Leftist residents in Newburyport, Massachusetts are demanding that the City Council replace the state flag and seal with something more progressive because they are offended by it ostensibly promoting the state’s racist history and “white supremacy culture.”

The Newburyport Daily News is reporting that the council was given a resolution on Feb. 27 asking that it throw its support behind the work of the Special Commission Relative to the Seal and Motto of the Commonwealth. The resolution reportedly recommended replacing the seal and flag to better reflect the diverse residents now living in Massachusetts.

By a 9 to 2 vote, the resolution was referred to the General Government Committee that same day.

Newburyport residents Marianna Vesey and Linda Lu Burciaga are the ones pushing the resolution. They pointed out that 55 other municipalities have already adopted the change for the state flag and seal. The two residents also assert that dozens of other municipalities are considering the resolution.

Vesey is charging that the state seal is representative of white people who are “in charge of this world and that we have to subdue the Native American people” through a “colonializing and violent depiction.”

“One of the reasons that we can ignore this so easily is that our white supremacy culture has really allowed for the disappearance of the Native American world. We’re really trying to say that they are not gone. They are here among us and we really need to, not only recognize that but to honor it,” she declared.
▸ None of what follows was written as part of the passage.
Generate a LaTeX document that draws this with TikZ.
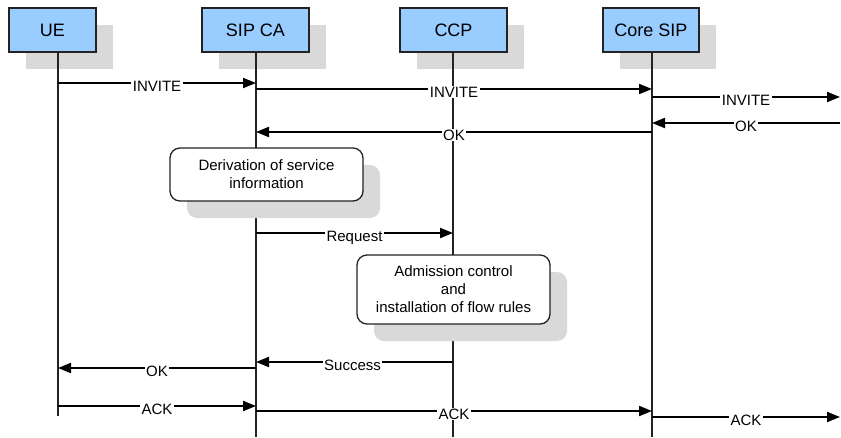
\documentclass[tikz,border=0pt]{standalone}
\usepackage{fontspec}
\setmainfont{Liberation Sans}
\usepackage{tikz}
\usetikzlibrary{arrows.meta,shapes,shadows,positioning,calc}
\definecolor{actorblue}{RGB}{153,204,255}
\definecolor{shadowgrey}{RGB}{217,217,217}
\definecolor{linegrey}{RGB}{35,35,35}
\tikzset{
    actor/.style={
        rectangle,
        draw=linegrey,
        line width=1.3pt,
        fill=actorblue,
        minimum height=44pt,
        font=\fontsize{18}{21}\selectfont,
        drop shadow={shadow xshift=17pt,shadow yshift=-17pt,fill=shadowgrey,opacity=1},
    },
    note/.style={
        rectangle,
        rounded corners=10pt,
        draw=linegrey,
        line width=1.3pt,
        fill=white,
        minimum width=193pt,
        align=center,
        font=\fontsize{15}{18}\selectfont,
        drop shadow={shadow xshift=17pt,shadow yshift=-17pt,fill=shadowgrey,opacity=1},
    },
    lifeline/.style={
        draw=linegrey,
        line width=1.3pt,
    },
    msg/.style={
        ->,
        draw=black,
        line width=2pt,
    },
    msglabel/.style={
        fill=white,
        inner xsep=1.5pt,
        inner ysep=0.5pt,
        text height=10.7pt,
        text depth=0pt,
        yshift=-3pt,
        font=\fontsize{15}{18}\selectfont,
    },
}
\begin{document}
\begin{tikzpicture}[x=1pt,y=-1pt,>={Triangle[length=13pt,width=10pt]}]
	    \useasboundingbox (0,0) rectangle (841,437);
	    % participants
	    \node [actor,minimum width=87pt] (UE) at (52.5,30) {UE};
	    \node [actor,minimum width=107pt] (CA) at (255.5,30) {SIP CA};
	    \node [actor,minimum width=107pt] (CCP) at (453.5,30) {CCP};
	    \node [actor,minimum width=96pt] (CS) at (651,30) {Core SIP};
	    \coordinate (UE-l) at (58,52);
	    \coordinate (CA-l) at (256,52);
	    \coordinate (CCP-l) at (453,52);
	    \coordinate (CS-l) at (652,52);
	    % lifelines
	    \path[lifeline] (UE-l) -- (UE-l |- 0,416);
	    \path[lifeline] (CA-l) -- (CA-l |- 0,437);
	    \path[lifeline] (CCP-l) -- (CCP-l |- 0,437);
	    \path[lifeline] (CS-l) -- (CS-l |- 0,437);
	    % processing steps
	    \node [note,minimum height=53pt] (derive) at (266.5,174.5) {Derivation of service\\information};
	    \node [note,minimum height=69pt] (admit) at (453.5,289.5) {Admission control\\and\\installation of flow rules};
	    % outside peer
	    \coordinate (out-1) at (840,97);
	    \coordinate (in-1) at (840,123);
	    \coordinate (out-2) at (840,417);
	    % messages
	    \path (UE-l |- 0,83) edge [msg] node [msglabel] {INVITE} (CA-l |- 0,83);
	    \path (CA-l |- 0,89) edge [msg] node [msglabel] {INVITE} (CS-l |- 0,89);
	    \path (CS-l |- 0,97) edge [msg] node [msglabel] {INVITE} (out-1);
	    \path (in-1) edge [msg] node [msglabel] {OK} (CS-l |- 0,123);
	    \path (CS-l |- 0,132) edge [msg] node [msglabel] {OK} (CA-l |- 0,132);
	    \path (CA-l |- 0,233) edge [msg] node [msglabel] {Request} (CCP-l |- 0,233);
	    \path (CCP-l |- 0,362) edge [msg] node [msglabel,xshift=-2pt] {Success} (CA-l |- 0,362);
	    \path (CA-l |- 0,368) edge [msg] node [msglabel] {OK} (UE-l |- 0,368);
	    \path (UE-l |- 0,406) edge [msg] node [msglabel] {ACK} (CA-l |- 0,406);
	    \path (CA-l |- 0,411) edge [msg] node [msglabel] {ACK} (CS-l |- 0,411);
	    \path (CS-l |- 0,417) edge [msg] node [msglabel] {ACK} (out-2);
\end{tikzpicture}
\end{document}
Burciaga is calling the state flag and seal “problematic.” She asserts that the flag and seal both depict a white hand holding a colonial sword over the head of a Native American. The Latin motto “Ense petit placidam sub libertate quietem” is displayed on both emblems. It translates to “She seeks by the sword a quiet place under liberty.”

“The belt was patterned by the illustrator after the red flannel belt of (Wampanoag leader) Metacomet, who was the leader of the first native war of resistance against English colonization,” Burciaga claimed. “His severed head was impaled on a pike and displayed in Plymouth for more than 20 years as a war trophy. That’s just one part of the depiction.”

She is also calling for a curriculum in local schools that focuses on Native American culture. Burciaga says the current education system does not teach students about the “true history” of the state.

“Most of these schools are not teaching our youth about our true history in the state. The use of mascots and also the cultural appropriation of some of the Native American artifacts and whatnot that have been taken from them. This is not just a symbolic ‘Get rid of the state seal and flag or change Columbus Day to Indigenous Peoples’ Day’ thing. This also includes something that we should be doing for the rest of our lives, including education,” she proclaimed.

Following the successful move in the state by over 20 towns to change Columbus Day to Indigenous People’s Day, Vessey now wants mascots associated with Native Americans to be replaced in order to address the state’s “racist culture.”